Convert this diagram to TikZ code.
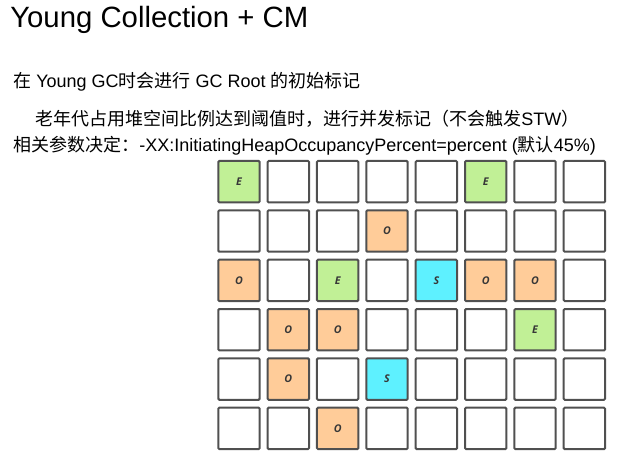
\documentclass[tikz,border=0pt]{standalone}
\usepackage{fontspec}
\setmainfont{Liberation Sans}
\newfontfamily\cjk{Noto Sans CJK SC}
\newfontfamily\cellfont{Open Sans}[BoldItalicFont={Open Sans Bold Italic}]
\newcommand\C[1]{{\cjk #1}}
\definecolor{egreen}{RGB}{193,240,150}
\definecolor{oorange}{RGB}{255,204,153}
\definecolor{scyan}{RGB}{94,241,255}
\definecolor{bordergray}{RGB}{80,80,80}
\definecolor{lettergray}{RGB}{55,55,55}
\def\ltN{}\def\ltE{E}\def\ltO{O}\def\ltS{S}
\begin{document}
\begin{tikzpicture}[x=0.75pt,y=-0.75pt,
  cell/.style={draw=bordergray, line width=1.5pt, rounded corners=0.8pt,
    minimum size=31.05pt, inner sep=0pt, outer sep=0pt,
    font=\cellfont\bfseries\itshape\fontsize{8}{9}\selectfont, text=lettergray},
  cellN/.style={fill=white},
  cellE/.style={fill=egreen},
  cellO/.style={fill=oorange},
  cellS/.style={fill=scyan},
  body/.style={anchor=base west, inner sep=0pt, font=\fontsize{13.5}{16}\selectfont}]
\useasboundingbox (0,0) rectangle (625,463);
\node[anchor=base west, inner sep=0pt, font=\fontsize{22}{26}\selectfont] (title) at (10,28) {Young Collection + CM};
\node[body] (l1) at (13,88) {\C{在} Young GC\C{时会进行} GC Root \C{的初始标记}};
\node[body] (l2) at (35,126) {\C{老年代占用堆空间比例达到阈值时，进行并发标记（不会触发}STW\C{）}};
\node[body] (l3) at (13,152) {\C{相关参数决定：}-XX:InitiatingHeapOccupancyPercent=percent (\C{默认}45\%)};
\foreach \row [count=\r] in {{E,N,N,N,N,E,N,N},{N,N,N,O,N,N,N,N},{O,N,E,N,S,O,O,N},{N,O,O,N,N,N,E,N},{N,O,N,S,N,N,N,N},{N,N,O,N,N,N,N,N}}{
  \foreach \t [count=\c] in \row {
    \node[cell, cell\t] (c\r-\c) at ({239+49.34*(\c-1)},{181.7+49.34*(\r-1)}) {\csname lt\t\endcsname};
  }
}
\end{tikzpicture}
\end{document}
○ ○ ○ ○ ○
**PROBLEM TO SOLVE**
Extract the full listing exactly, with the pictures left out.

**EXERCISE RESULT**
Convert this diagram to TikZ code.
\documentclass[tikz,border=0pt]{standalone}
\usepackage{fontspec}
\setmainfont{Liberation Sans}
\newfontfamily\cjk{Noto Sans CJK SC}
\newfontfamily\cellfont{Open Sans}[BoldItalicFont={Open Sans Bold Italic}]
\newcommand\C[1]{{\cjk #1}}
\definecolor{egreen}{RGB}{193,240,150}
\definecolor{oorange}{RGB}{255,204,153}
\definecolor{scyan}{RGB}{94,241,255}
\definecolor{bordergray}{RGB}{80,80,80}
\definecolor{lettergray}{RGB}{55,55,55}
\def\ltN{}\def\ltE{E}\def\ltO{O}\def\ltS{S}
\begin{document}
\begin{tikzpicture}[x=0.75pt,y=-0.75pt,
  cell/.style={draw=bordergray, line width=1.5pt, rounded corners=0.8pt,
    minimum size=31.05pt, inner sep=0pt, outer sep=0pt,
    font=\cellfont\bfseries\itshape\fontsize{8}{9}\selectfont, text=lettergray},
  cellN/.style={fill=white},
  cellE/.style={fill=egreen},
  cellO/.style={fill=oorange},
  cellS/.style={fill=scyan},
  body/.style={anchor=base west, inner sep=0pt, font=\fontsize{13.5}{16}\selectfont}]
\useasboundingbox (0,0) rectangle (625,463);
\node[anchor=base west, inner sep=0pt, font=\fontsize{22}{26}\selectfont] (title) at (10,28) {Young Collection + CM};
\node[body] (l1) at (13,88) {\C{在} Young GC\C{时会进行} GC Root \C{的初始标记}};
\node[body] (l2) at (35,126) {\C{老年代占用堆空间比例达到阈值时，进行并发标记（不会触发}STW\C{）}};
\node[body] (l3) at (13,152) {\C{相关参数决定：}-XX:InitiatingHeapOccupancyPercent=percent (\C{默认}45\%)};
\foreach \row [count=\r] in {{E,N,N,N,N,E,N,N},{N,N,N,O,N,N,N,N},{O,N,E,N,S,O,O,N},{N,O,O,N,N,N,E,N},{N,O,N,S,N,N,N,N},{N,N,O,N,N,N,N,N}}{
  \foreach \t [count=\c] in \row {
    \node[cell, cell\t] (c\r-\c) at ({239+49.34*(\c-1)},{181.7+49.34*(\r-1)}) {\csname lt\t\endcsname};
  }
}
\end{tikzpicture}
\end{document}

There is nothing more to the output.